For seasoned DIYs, choosing a motherboard isn’t a big deal. Readers read our reviews and go and order them online or purchase them at the stores. In the past, enthusiasts would go through every single shop to choose for that certain golden batch of processors because they can overclock higher, remember those Stepping etc. Some will even buy the whole 10 pieces from the shop and cherry pick the best among all and resell the rest.
The same would apply for motherboards or graphics cards too. Lately, Gigabyte was exposed on the internet that their board B85M-D3H differences between revision 1 and 2.
B85M-D3H (Rev1.1 & Rev2.0)
Both bear the same EAN: 4719331817275 but have a different Check Number.
Differences with B85M-D3H is PCB size is smaller (1cm width), Rev 2 does not come with Small Business Advantage and reduction in power solution. The EAN for both design is the same.

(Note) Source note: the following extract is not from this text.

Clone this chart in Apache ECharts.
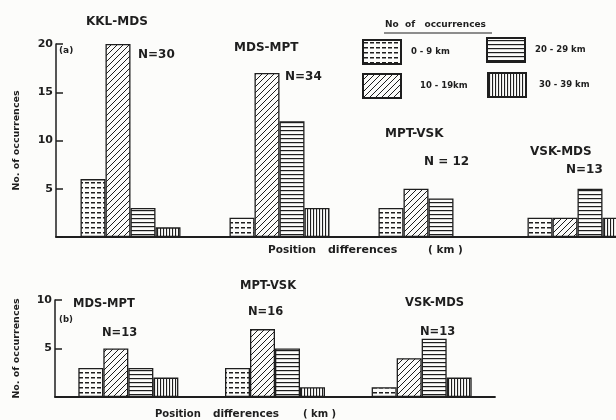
<!DOCTYPE html>
<html><head><meta charset="utf-8">
<script src="https://cdn.jsdelivr.net/npm/echarts@6/dist/echarts.min.js"></script>
<style>html,body{margin:0;padding:0;background:#fcfcfa}#c{width:616px;height:420px}</style>
</head><body><div id="c"></div>
<script>
// ---- data ----
const seriesNames = ['0 - 9 km', '10 - 19 km', '20 - 29 km', '30 - 39 km'];
const legendTexts = ['0 - 9 km', '10 - 19km', '20 - 29 km', '30 - 39 km'];
const catsA = ['KKL-MDS', 'MDS-MPT', 'MPT-VSK', 'VSK-MDS'];
const nA = ['N=30', 'N=34', 'N = 12', 'N=13'];
const a0 = [6, 2, 3, 2];
const a1 = [20, 17, 5, 2];
const a2 = [3, 12, 4, 5];
const a3 = [1, 3, '-', 2];
const catsB = ['MDS-MPT', 'MPT-VSK', 'VSK-MDS'];
const nB = ['N=13', 'N=16', 'N=13'];
const b0 = [3, 3, 1];
const b1 = [5, 7, 4];
const b2 = [3, 5, 6];
const b3 = [2, 1, 2];
const ticksA = [0, 5, 10, 15, 20];
const ticksB = [0, 5, 10];

// ---- patterns ----
const INK = '#1e1e1e';
function makePattern(kind) {
  const c = document.createElement('canvas');
  const ctx = c.getContext('2d');
  let w = 6, h = 6;
  if (kind === 'dash') { w = 6; h = 5; }
  if (kind === 'horiz') { w = 4; h = 4; }
  if (kind === 'vert') { w = 3; h = 4; }
  c.width = w; c.height = h;
  ctx.fillStyle = '#fcfcfa'; ctx.fillRect(0, 0, w, h);
  ctx.fillStyle = INK; ctx.strokeStyle = INK;
  if (kind === 'dash') { ctx.fillRect(1, 2, 4, 1.5); }
  if (kind === 'horiz') { ctx.fillRect(0, 2, w, 1.2); }
  if (kind === 'vert') { ctx.fillRect(1, 0, 1.1, h); }
  if (kind === 'diag') {
    ctx.lineWidth = 1;
    ctx.beginPath();
    ctx.moveTo(0, h); ctx.lineTo(w, 0);
    ctx.moveTo(-1, 1); ctx.lineTo(1, -1);
    ctx.moveTo(w - 1, h + 1); ctx.lineTo(w + 1, h - 1);
    ctx.stroke();
  }
  return { image: c, repeat: 'repeat' };
}
const fills = [makePattern('dash'), makePattern('diag'), makePattern('horiz'), makePattern('vert')];

const dataA = [a0, a1, a2, a3];
const dataB = [b0, b1, b2, b3];
const font = 'DejaVu Sans';

const series = [];
[[dataA, 0], [dataB, 1]].forEach(([dataSet, idx]) => {
  seriesNames.forEach((name, i) => {
    series.push({
      name, type: 'bar', xAxisIndex: idx, yAxisIndex: idx, data: dataSet[i],
      barWidth: 25, barGap: '0%',
      itemStyle: { color: fills[i], borderColor: INK, borderWidth: 1.3 },
      emphasis: { disabled: true }, animation: false
    });
  });
});

const legendPos = [[362, 39], [362, 73], [486, 37], [487, 72]];
const legendPad = [5, 14, 5, 8];
const legend = seriesNames.map((name, i) => ({
  data: [name], left: legendPos[i][0], top: legendPos[i][1], padding: 0,
  icon: 'rect', itemWidth: 38, itemHeight: 24, selectedMode: false,
  formatter: () => legendTexts[i],
  textStyle: { fontFamily: font, fontSize: 8.5, fontWeight: 'bold', color: INK, padding: [0, 0, 0, legendPad[i]] }
}));

const txt = (x, y, t, size, extra) => Object.assign({
  type: 'text', left: x, top: y,
  style: { text: t, fontFamily: font, fontSize: size || 11, fontWeight: 'bold', fill: INK }
}, extra || {});

const chart = echarts.init(document.getElementById('c'));
const yAxisCommon = {
  type: 'value', splitLine: { show: false },
  axisLine: { show: true, lineStyle: { color: INK, width: 1.5 } },
  axisTick: { show: true, inside: true, length: 7, lineStyle: { color: INK, width: 1.5 } },
  axisLabel: { fontFamily: font, fontSize: 11, fontWeight: 'bold', color: INK, margin: 3,
    formatter: v => (v === 0 ? '' : v) },
  name: 'No. of occurrences', nameLocation: 'middle', nameRotate: 90,
  nameTextStyle: { fontFamily: font, fontSize: 9.5, fontWeight: 'bold', color: INK }
};
const xAxisCommon = {
  type: 'category',
  axisLine: { show: true, lineStyle: { color: INK, width: 1.8 } },
  axisTick: { show: false }, axisLabel: { show: false }
};
chart.setOption({
  backgroundColor: '#fcfcfa',
  animation: false,
  legend,
  grid: [
    { left: 56, width: 596, top: 44, bottom: 183, outerBoundsMode: 'none', containLabel: false },
    { left: 55, width: 440, top: 300, bottom: 23, outerBoundsMode: 'none', containLabel: false }
  ],
  xAxis: [
    Object.assign({ gridIndex: 0, data: catsA }, xAxisCommon),
    Object.assign({ gridIndex: 1, data: catsB }, xAxisCommon)
  ],
  yAxis: [
    Object.assign({}, yAxisCommon, { gridIndex: 0, min: ticksA[0], max: ticksA[ticksA.length - 1], interval: 5, nameGap: 34 }),
    Object.assign({}, yAxisCommon, { gridIndex: 1, min: ticksB[0], max: ticksB[ticksB.length - 1], interval: 5, nameGap: 33 })
  ],
  series,
  graphic: [
    txt(86, 16, catsA[0], 12),
    txt(138, 49, nA[0], 12),
    txt(59, 46, '(a)', 9),
    txt(234, 42, catsA[1], 12),
    txt(285, 71, nA[1], 12),
    txt(385, 128, catsA[2], 12),
    txt(424, 156, nA[2], 12),
    txt(530, 146, catsA[3], 12),
    txt(566, 164, nA[3], 12),
    txt(268, 245, 'Position', 10.5),
    txt(328, 245, 'differences', 11),
    txt(428, 245, '( km )', 10.5),
    txt(385, 20, 'No  of   occurrences', 9),
    { type: 'line', shape: { x1: 384, y1: 33, x2: 492, y2: 33 }, style: { stroke: INK, lineWidth: 1 } },
    txt(240, 280, catsB[1], 11.5),
    txt(73, 298, catsB[0], 11.5),
    txt(59, 315, '(b)', 8.5),
    txt(102, 327, nB[0], 11.5),
    txt(248, 306, nB[1], 11.5),
    txt(405, 297, catsB[2], 11.5),
    txt(420, 326, nB[2], 11.5),
    txt(155, 409, 'Position', 10),
    txt(213, 409, 'differences', 10.5),
    txt(303, 409, '( km )', 10)
  ]
});
</script></body></html>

So what is EAN ? The EAN-13 barcodes are used worldwide for marking products often sold at retail point of sale. The numbers encoded in EAN-13 bar codes are product identification numbers, which are also called Japanese Article Number (JAN) in Japan. All the numbers encoded in UPC and EAN barcodes are known as Global Trade Item Numbers (GTIN), and they can be encoded in other GS1 barcodes.
This can be confusing for end users who purchase the board online because there is no way they can view the actual board. Secondly, using the same EAN might confuse the inventory control, thinking that they are the same batch of goods. If you go through the EAN documentation, the bar code did not include a field for revision. It is really a grey area.
So, what if you purchase something that is not of your like ? In Singapore, we have the Consumer Protection (Fair Trading) Act which protects consumers. The Lemon Laws is a consumer protection law that provides remedies against defective goods (colloquially known as “lemons”), which fail to conform to the contract at the time of delivery, e.g. do not meet standards of quality and performance, especially after repeated repair. Such laws obligate sellers to repair, replace, or refund or reduce the price of those defective goods.